# THE PROBLEM
Without including any pictures, write out the listing below exactly.

# SUPPLIED DATA
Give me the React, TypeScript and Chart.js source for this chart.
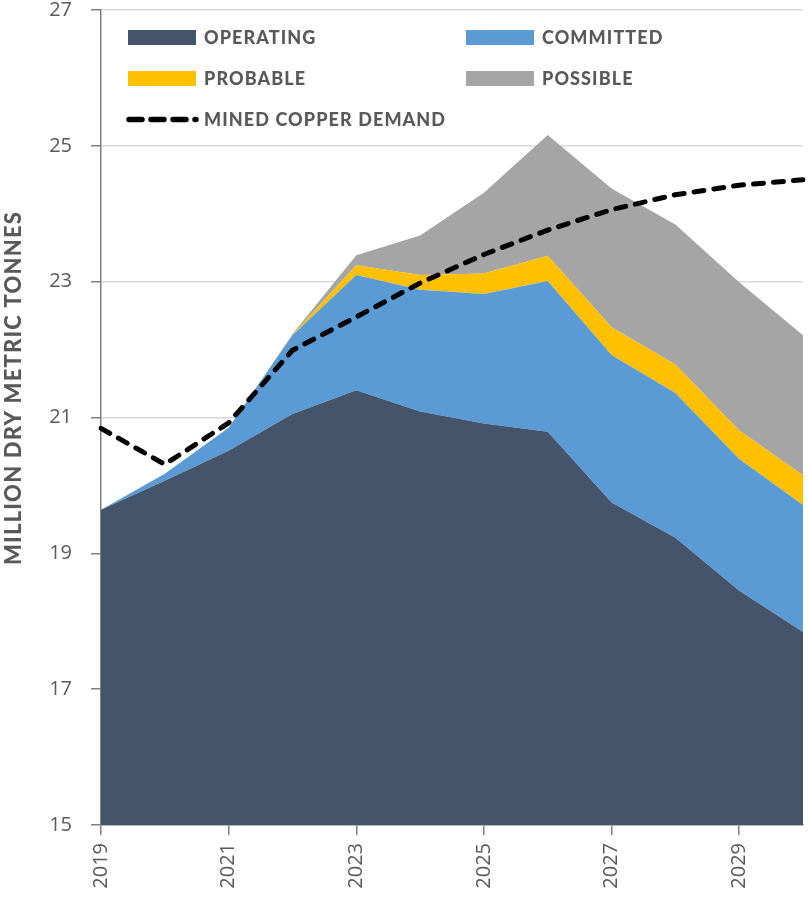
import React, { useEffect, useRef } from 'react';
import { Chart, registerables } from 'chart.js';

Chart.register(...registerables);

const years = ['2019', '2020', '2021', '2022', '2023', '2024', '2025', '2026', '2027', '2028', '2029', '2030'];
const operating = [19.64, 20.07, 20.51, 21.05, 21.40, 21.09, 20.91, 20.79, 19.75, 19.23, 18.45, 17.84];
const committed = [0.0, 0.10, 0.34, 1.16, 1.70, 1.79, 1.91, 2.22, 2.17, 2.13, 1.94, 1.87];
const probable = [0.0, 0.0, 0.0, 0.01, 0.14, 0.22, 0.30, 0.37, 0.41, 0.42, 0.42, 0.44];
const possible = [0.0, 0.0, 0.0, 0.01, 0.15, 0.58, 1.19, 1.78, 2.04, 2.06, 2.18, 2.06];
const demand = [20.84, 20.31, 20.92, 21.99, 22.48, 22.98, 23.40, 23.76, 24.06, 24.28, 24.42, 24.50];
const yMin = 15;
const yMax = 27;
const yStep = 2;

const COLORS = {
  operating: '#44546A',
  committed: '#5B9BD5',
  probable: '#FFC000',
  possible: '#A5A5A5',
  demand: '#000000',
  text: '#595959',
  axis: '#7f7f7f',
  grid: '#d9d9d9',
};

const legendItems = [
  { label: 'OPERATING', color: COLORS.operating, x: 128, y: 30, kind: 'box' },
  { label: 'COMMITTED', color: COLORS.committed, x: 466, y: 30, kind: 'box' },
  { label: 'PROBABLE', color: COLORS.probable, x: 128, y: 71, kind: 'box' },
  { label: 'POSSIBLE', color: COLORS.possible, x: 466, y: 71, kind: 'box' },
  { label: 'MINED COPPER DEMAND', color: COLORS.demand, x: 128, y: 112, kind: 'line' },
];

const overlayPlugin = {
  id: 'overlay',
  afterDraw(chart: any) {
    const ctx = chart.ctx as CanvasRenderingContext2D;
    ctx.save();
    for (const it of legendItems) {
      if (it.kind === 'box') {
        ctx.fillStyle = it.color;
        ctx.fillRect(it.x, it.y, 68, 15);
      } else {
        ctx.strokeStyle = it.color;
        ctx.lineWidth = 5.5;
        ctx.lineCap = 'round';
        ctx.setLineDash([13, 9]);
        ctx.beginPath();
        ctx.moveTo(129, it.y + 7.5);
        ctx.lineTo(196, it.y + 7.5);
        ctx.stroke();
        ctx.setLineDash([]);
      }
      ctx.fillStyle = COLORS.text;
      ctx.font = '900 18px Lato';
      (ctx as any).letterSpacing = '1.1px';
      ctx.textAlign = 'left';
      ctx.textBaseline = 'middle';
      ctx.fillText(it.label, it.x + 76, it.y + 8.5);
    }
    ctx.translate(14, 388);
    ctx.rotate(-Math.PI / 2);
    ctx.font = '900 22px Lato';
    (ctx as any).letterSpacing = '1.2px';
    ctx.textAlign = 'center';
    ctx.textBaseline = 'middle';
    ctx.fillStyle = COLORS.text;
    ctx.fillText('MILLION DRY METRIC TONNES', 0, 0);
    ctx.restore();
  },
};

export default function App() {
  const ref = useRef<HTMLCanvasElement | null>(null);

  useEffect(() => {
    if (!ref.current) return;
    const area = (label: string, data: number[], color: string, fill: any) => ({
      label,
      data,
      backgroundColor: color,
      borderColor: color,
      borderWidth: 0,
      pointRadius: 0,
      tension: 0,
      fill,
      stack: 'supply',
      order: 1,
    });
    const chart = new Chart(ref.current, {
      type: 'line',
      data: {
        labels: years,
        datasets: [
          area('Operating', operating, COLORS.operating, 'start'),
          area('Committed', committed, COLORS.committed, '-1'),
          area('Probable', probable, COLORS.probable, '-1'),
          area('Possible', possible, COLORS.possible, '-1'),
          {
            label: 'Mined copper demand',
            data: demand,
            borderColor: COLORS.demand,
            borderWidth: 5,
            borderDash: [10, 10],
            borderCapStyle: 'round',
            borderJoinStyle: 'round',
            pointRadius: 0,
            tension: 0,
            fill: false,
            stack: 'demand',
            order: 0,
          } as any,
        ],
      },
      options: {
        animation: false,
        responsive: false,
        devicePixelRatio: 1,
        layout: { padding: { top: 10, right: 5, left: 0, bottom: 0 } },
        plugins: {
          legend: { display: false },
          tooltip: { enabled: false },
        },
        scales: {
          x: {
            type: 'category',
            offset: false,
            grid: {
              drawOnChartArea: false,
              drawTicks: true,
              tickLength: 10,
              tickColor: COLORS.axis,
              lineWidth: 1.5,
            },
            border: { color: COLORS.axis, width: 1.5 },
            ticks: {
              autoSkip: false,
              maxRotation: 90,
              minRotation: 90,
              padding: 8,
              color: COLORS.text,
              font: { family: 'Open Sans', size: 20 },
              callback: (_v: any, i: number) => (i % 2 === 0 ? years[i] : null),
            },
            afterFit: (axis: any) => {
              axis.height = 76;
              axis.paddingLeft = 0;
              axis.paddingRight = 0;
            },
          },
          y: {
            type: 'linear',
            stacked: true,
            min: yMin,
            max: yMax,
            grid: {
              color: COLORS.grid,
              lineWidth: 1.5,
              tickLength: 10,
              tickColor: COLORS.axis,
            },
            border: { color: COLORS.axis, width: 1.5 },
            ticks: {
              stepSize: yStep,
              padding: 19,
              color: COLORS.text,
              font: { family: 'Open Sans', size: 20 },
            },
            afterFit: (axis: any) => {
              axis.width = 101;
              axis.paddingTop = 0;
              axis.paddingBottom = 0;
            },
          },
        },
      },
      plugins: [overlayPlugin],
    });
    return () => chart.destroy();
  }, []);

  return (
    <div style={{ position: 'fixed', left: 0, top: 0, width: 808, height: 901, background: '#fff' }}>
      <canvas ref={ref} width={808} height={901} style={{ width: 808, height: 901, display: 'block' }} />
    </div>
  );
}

# REPLY
Give me the React, TypeScript and Chart.js source for this chart.
import React, { useEffect, useRef } from 'react';
import { Chart, registerables } from 'chart.js';

Chart.register(...registerables);

const years = ['2019', '2020', '2021', '2022', '2023', '2024', '2025', '2026', '2027', '2028', '2029', '2030'];
const operating = [19.64, 20.07, 20.51, 21.05, 21.40, 21.09, 20.91, 20.79, 19.75, 19.23, 18.45, 17.84];
const committed = [0.0, 0.10, 0.34, 1.16, 1.70, 1.79, 1.91, 2.22, 2.17, 2.13, 1.94, 1.87];
const probable = [0.0, 0.0, 0.0, 0.01, 0.14, 0.22, 0.30, 0.37, 0.41, 0.42, 0.42, 0.44];
const possible = [0.0, 0.0, 0.0, 0.01, 0.15, 0.58, 1.19, 1.78, 2.04, 2.06, 2.18, 2.06];
const demand = [20.84, 20.31, 20.92, 21.99, 22.48, 22.98, 23.40, 23.76, 24.06, 24.28, 24.42, 24.50];
const yMin = 15;
const yMax = 27;
const yStep = 2;

const COLORS = {
  operating: '#44546A',
  committed: '#5B9BD5',
  probable: '#FFC000',
  possible: '#A5A5A5',
  demand: '#000000',
  text: '#595959',
  axis: '#7f7f7f',
  grid: '#d9d9d9',
};

const legendItems = [
  { label: 'OPERATING', color: COLORS.operating, x: 128, y: 30, kind: 'box' },
  { label: 'COMMITTED', color: COLORS.committed, x: 466, y: 30, kind: 'box' },
  { label: 'PROBABLE', color: COLORS.probable, x: 128, y: 71, kind: 'box' },
  { label: 'POSSIBLE', color: COLORS.possible, x: 466, y: 71, kind: 'box' },
  { label: 'MINED COPPER DEMAND', color: COLORS.demand, x: 128, y: 112, kind: 'line' },
];

const overlayPlugin = {
  id: 'overlay',
  afterDraw(chart: any) {
    const ctx = chart.ctx as CanvasRenderingContext2D;
    ctx.save();
    for (const it of legendItems) {
      if (it.kind === 'box') {
        ctx.fillStyle = it.color;
        ctx.fillRect(it.x, it.y, 68, 15);
      } else {
        ctx.strokeStyle = it.color;
        ctx.lineWidth = 5.5;
        ctx.lineCap = 'round';
        ctx.setLineDash([13, 9]);
        ctx.beginPath();
        ctx.moveTo(129, it.y + 7.5);
        ctx.lineTo(196, it.y + 7.5);
        ctx.stroke();
        ctx.setLineDash([]);
      }
      ctx.fillStyle = COLORS.text;
      ctx.font = '900 18px Lato';
      (ctx as any).letterSpacing = '1.1px';
      ctx.textAlign = 'left';
      ctx.textBaseline = 'middle';
      ctx.fillText(it.label, it.x + 76, it.y + 8.5);
    }
    ctx.translate(14, 388);
    ctx.rotate(-Math.PI / 2);
    ctx.font = '900 22px Lato';
    (ctx as any).letterSpacing = '1.2px';
    ctx.textAlign = 'center';
    ctx.textBaseline = 'middle';
    ctx.fillStyle = COLORS.text;
    ctx.fillText('MILLION DRY METRIC TONNES', 0, 0);
    ctx.restore();
  },
};

export default function App() {
  const ref = useRef<HTMLCanvasElement | null>(null);

  useEffect(() => {
    if (!ref.current) return;
    const area = (label: string, data: number[], color: string, fill: any) => ({
      label,
      data,
      backgroundColor: color,
      borderColor: color,
      borderWidth: 0,
      pointRadius: 0,
      tension: 0,
      fill,
      stack: 'supply',
      order: 1,
    });
    const chart = new Chart(ref.current, {
      type: 'line',
      data: {
        labels: years,
        datasets: [
          area('Operating', operating, COLORS.operating, 'start'),
          area('Committed', committed, COLORS.committed, '-1'),
          area('Probable', probable, COLORS.probable, '-1'),
          area('Possible', possible, COLORS.possible, '-1'),
          {
            label: 'Mined copper demand',
            data: demand,
            borderColor: COLORS.demand,
            borderWidth: 5,
            borderDash: [10, 10],
            borderCapStyle: 'round',
            borderJoinStyle: 'round',
            pointRadius: 0,
            tension: 0,
            fill: false,
            stack: 'demand',
            order: 0,
          } as any,
        ],
      },
      options: {
        animation: false,
        responsive: false,
        devicePixelRatio: 1,
        layout: { padding: { top: 10, right: 5, left: 0, bottom: 0 } },
        plugins: {
          legend: { display: false },
          tooltip: { enabled: false },
        },
        scales: {
          x: {
            type: 'category',
            offset: false,
            grid: {
              drawOnChartArea: false,
              drawTicks: true,
              tickLength: 10,
              tickColor: COLORS.axis,
              lineWidth: 1.5,
            },
            border: { color: COLORS.axis, width: 1.5 },
            ticks: {
              autoSkip: false,
              maxRotation: 90,
              minRotation: 90,
              padding: 8,
              color: COLORS.text,
              font: { family: 'Open Sans', size: 20 },
              callback: (_v: any, i: number) => (i % 2 === 0 ? years[i] : null),
            },
            afterFit: (axis: any) => {
              axis.height = 76;
              axis.paddingLeft = 0;
              axis.paddingRight = 0;
            },
          },
          y: {
            type: 'linear',
            stacked: true,
            min: yMin,
            max: yMax,
            grid: {
              color: COLORS.grid,
              lineWidth: 1.5,
              tickLength: 10,
              tickColor: COLORS.axis,
            },
            border: { color: COLORS.axis, width: 1.5 },
            ticks: {
              stepSize: yStep,
              padding: 19,
              color: COLORS.text,
              font: { family: 'Open Sans', size: 20 },
            },
            afterFit: (axis: any) => {
              axis.width = 101;
              axis.paddingTop = 0;
              axis.paddingBottom = 0;
            },
          },
        },
      },
      plugins: [overlayPlugin],
    });
    return () => chart.destroy();
  }, []);

  return (
    <div style={{ position: 'fixed', left: 0, top: 0, width: 808, height: 901, background: '#fff' }}>
      <canvas ref={ref} width={808} height={901} style={{ width: 808, height: 901, display: 'block' }} />
    </div>
  );
}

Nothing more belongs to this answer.